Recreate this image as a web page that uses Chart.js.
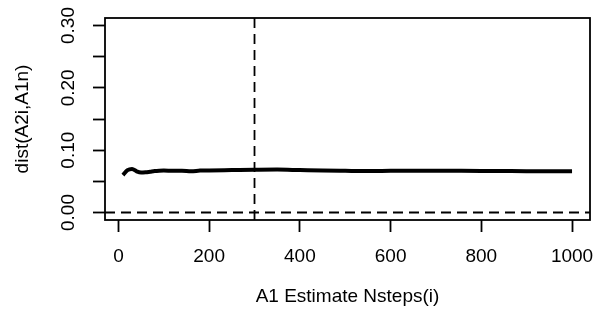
<!DOCTYPE html>
<html>
<head>
<meta charset="utf-8">
<script src="https://cdn.jsdelivr.net/npm/chart.js@4/dist/chart.umd.min.js"></script>
<style>
  html, body { margin: 0; padding: 0; background: #ffffff; }
  #wrap { width: 602px; height: 320px; }
</style>
</head>
<body>
<div id="wrap"><canvas id="c" width="602" height="320"></canvas></div>
<script>
// Number of steps used for the A1 estimate
const steps = [10, 20, 30, 40, 50, 60, 70, 80, 90, 100, 120, 140, 160, 180, 200,
               250, 300, 350, 400, 450, 500, 550, 600, 650, 700, 750, 800, 850, 900, 950, 1000];
// Distance between A2(i) and A1(n) at each step count
const distValues = [0.060, 0.068, 0.070, 0.066, 0.064, 0.0645, 0.0655, 0.0665, 0.067, 0.0672,
                    0.0668, 0.067, 0.066, 0.0672, 0.0675, 0.068, 0.0685, 0.0688, 0.068, 0.0672,
                    0.0668, 0.0665, 0.0668, 0.067, 0.0668, 0.0668, 0.0667, 0.0665, 0.0663, 0.0663, 0.0663];
// Axis ticks and labels
const xTicks = [0, 200, 400, 600, 800, 1000];
const xTickLabels = ['0', '200', '400', '600', '800', '1000'];
const yTicks = [0, 0.05, 0.10, 0.15, 0.20, 0.25, 0.30];
const yTickLabels = ['0.00', '', '0.10', '', '0.20', '', '0.30'];
// Reference lines
const burnIn = 300;
const baseline = 0;
const xTitle = 'A1 Estimate Nsteps(i)';
const yTitle = 'dist(A2i,A1n)';

const FONT = '19px "Liberation Sans", Arial, sans-serif';

const framePlugin = {
  id: 'frame',
  beforeDatasetsDraw(chart) {
    const { ctx, chartArea: a, scales: { x, y } } = chart;
    ctx.save();
    ctx.strokeStyle = '#000';
    ctx.lineWidth = 1.8;
    ctx.setLineDash([10, 6]);
    const yb = y.getPixelForValue(baseline);
    ctx.beginPath();
    ctx.moveTo(a.left, yb);
    ctx.lineTo(a.right, yb);
    ctx.stroke();
    const xv = x.getPixelForValue(burnIn);
    ctx.beginPath();
    ctx.moveTo(xv, a.top);
    ctx.lineTo(xv, a.bottom);
    ctx.stroke();
    ctx.restore();
  },
  afterDraw(chart) {
    const { ctx, chartArea: a, scales: { x, y } } = chart;
    ctx.save();
    ctx.strokeStyle = '#000';
    ctx.lineWidth = 1.8;
    ctx.setLineDash([]);
    ctx.strokeRect(a.left, a.top, a.right - a.left, a.bottom - a.top);

    ctx.fillStyle = '#000';
    ctx.font = FONT;
    ctx.textAlign = 'center';
    ctx.textBaseline = 'middle';
    xTicks.forEach((v, i) => {
      ctx.fillText(xTickLabels[i], x.getPixelForValue(v), 257);
    });
    ctx.fillText(xTitle, (a.left + a.right) / 2, 297);

    yTicks.forEach((v, i) => {
      if (!yTickLabels[i]) return;
      ctx.save();
      ctx.translate(69, y.getPixelForValue(v));
      ctx.rotate(-Math.PI / 2);
      ctx.fillText(yTickLabels[i], 0, 0);
      ctx.restore();
    });
    ctx.save();
    ctx.translate(23, (a.top + a.bottom) / 2);
    ctx.rotate(-Math.PI / 2);
    ctx.fillText(yTitle, 0, 0);
    ctx.restore();
    ctx.restore();
  }
};

new Chart(document.getElementById('c'), {
  type: 'line',
  data: {
    datasets: [{
      data: steps.map((s, i) => ({ x: s, y: distValues[i] })),
      borderColor: '#000',
      borderWidth: 4,
      pointRadius: 0,
      fill: false,
      cubicInterpolationMode: 'monotone'
    }]
  },
  options: {
    responsive: false,
    devicePixelRatio: 1,
    animation: false,
    layout: { padding: { top: 18, right: 12, left: 0, bottom: 0 } },
    plugins: { legend: { display: false }, tooltip: { enabled: false } },
    scales: {
      x: {
        type: 'linear',
        min: -29.6,
        max: 1039.6,
        afterBuildTicks: s => { s.ticks = xTicks.map(v => ({ value: v })); },
        afterFit: s => { s.height = 100; },
        ticks: { display: false },
        border: { display: false },
        grid: { drawOnChartArea: false, drawTicks: true, tickLength: 12, tickColor: '#000', tickWidth: 1.8 }
      },
      y: {
        type: 'linear',
        min: -0.012,
        max: 0.312,
        afterBuildTicks: s => { s.ticks = yTicks.map(v => ({ value: v })); },
        afterFit: s => { s.width = 105; },
        ticks: { display: false },
        border: { display: false },
        grid: { drawOnChartArea: false, drawTicks: true, tickLength: 12, tickColor: '#000', tickWidth: 1.8 }
      }
    }
  },
  plugins: [framePlugin]
});
</script>
</body>
</html>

§ Aim
Omit every picture, then repeat the remaining data exactly as it appears above.

§ Worked solution
Recreate this image as a web page that uses Chart.js.
<!DOCTYPE html>
<html>
<head>
<meta charset="utf-8">
<script src="https://cdn.jsdelivr.net/npm/chart.js@4/dist/chart.umd.min.js"></script>
<style>
  html, body { margin: 0; padding: 0; background: #ffffff; }
  #wrap { width: 602px; height: 320px; }
</style>
</head>
<body>
<div id="wrap"><canvas id="c" width="602" height="320"></canvas></div>
<script>
// Number of steps used for the A1 estimate
const steps = [10, 20, 30, 40, 50, 60, 70, 80, 90, 100, 120, 140, 160, 180, 200,
               250, 300, 350, 400, 450, 500, 550, 600, 650, 700, 750, 800, 850, 900, 950, 1000];
// Distance between A2(i) and A1(n) at each step count
const distValues = [0.060, 0.068, 0.070, 0.066, 0.064, 0.0645, 0.0655, 0.0665, 0.067, 0.0672,
                    0.0668, 0.067, 0.066, 0.0672, 0.0675, 0.068, 0.0685, 0.0688, 0.068, 0.0672,
                    0.0668, 0.0665, 0.0668, 0.067, 0.0668, 0.0668, 0.0667, 0.0665, 0.0663, 0.0663, 0.0663];
// Axis ticks and labels
const xTicks = [0, 200, 400, 600, 800, 1000];
const xTickLabels = ['0', '200', '400', '600', '800', '1000'];
const yTicks = [0, 0.05, 0.10, 0.15, 0.20, 0.25, 0.30];
const yTickLabels = ['0.00', '', '0.10', '', '0.20', '', '0.30'];
// Reference lines
const burnIn = 300;
const baseline = 0;
const xTitle = 'A1 Estimate Nsteps(i)';
const yTitle = 'dist(A2i,A1n)';

const FONT = '19px "Liberation Sans", Arial, sans-serif';

const framePlugin = {
  id: 'frame',
  beforeDatasetsDraw(chart) {
    const { ctx, chartArea: a, scales: { x, y } } = chart;
    ctx.save();
    ctx.strokeStyle = '#000';
    ctx.lineWidth = 1.8;
    ctx.setLineDash([10, 6]);
    const yb = y.getPixelForValue(baseline);
    ctx.beginPath();
    ctx.moveTo(a.left, yb);
    ctx.lineTo(a.right, yb);
    ctx.stroke();
    const xv = x.getPixelForValue(burnIn);
    ctx.beginPath();
    ctx.moveTo(xv, a.top);
    ctx.lineTo(xv, a.bottom);
    ctx.stroke();
    ctx.restore();
  },
  afterDraw(chart) {
    const { ctx, chartArea: a, scales: { x, y } } = chart;
    ctx.save();
    ctx.strokeStyle = '#000';
    ctx.lineWidth = 1.8;
    ctx.setLineDash([]);
    ctx.strokeRect(a.left, a.top, a.right - a.left, a.bottom - a.top);

    ctx.fillStyle = '#000';
    ctx.font = FONT;
    ctx.textAlign = 'center';
    ctx.textBaseline = 'middle';
    xTicks.forEach((v, i) => {
      ctx.fillText(xTickLabels[i], x.getPixelForValue(v), 257);
    });
    ctx.fillText(xTitle, (a.left + a.right) / 2, 297);

    yTicks.forEach((v, i) => {
      if (!yTickLabels[i]) return;
      ctx.save();
      ctx.translate(69, y.getPixelForValue(v));
      ctx.rotate(-Math.PI / 2);
      ctx.fillText(yTickLabels[i], 0, 0);
      ctx.restore();
    });
    ctx.save();
    ctx.translate(23, (a.top + a.bottom) / 2);
    ctx.rotate(-Math.PI / 2);
    ctx.fillText(yTitle, 0, 0);
    ctx.restore();
    ctx.restore();
  }
};

new Chart(document.getElementById('c'), {
  type: 'line',
  data: {
    datasets: [{
      data: steps.map((s, i) => ({ x: s, y: distValues[i] })),
      borderColor: '#000',
      borderWidth: 4,
      pointRadius: 0,
      fill: false,
      cubicInterpolationMode: 'monotone'
    }]
  },
  options: {
    responsive: false,
    devicePixelRatio: 1,
    animation: false,
    layout: { padding: { top: 18, right: 12, left: 0, bottom: 0 } },
    plugins: { legend: { display: false }, tooltip: { enabled: false } },
    scales: {
      x: {
        type: 'linear',
        min: -29.6,
        max: 1039.6,
        afterBuildTicks: s => { s.ticks = xTicks.map(v => ({ value: v })); },
        afterFit: s => { s.height = 100; },
        ticks: { display: false },
        border: { display: false },
        grid: { drawOnChartArea: false, drawTicks: true, tickLength: 12, tickColor: '#000', tickWidth: 1.8 }
      },
      y: {
        type: 'linear',
        min: -0.012,
        max: 0.312,
        afterBuildTicks: s => { s.ticks = yTicks.map(v => ({ value: v })); },
        afterFit: s => { s.width = 105; },
        ticks: { display: false },
        border: { display: false },
        grid: { drawOnChartArea: false, drawTicks: true, tickLength: 12, tickColor: '#000', tickWidth: 1.8 }
      }
    }
  },
  plugins: [framePlugin]
});
</script>
</body>
</html>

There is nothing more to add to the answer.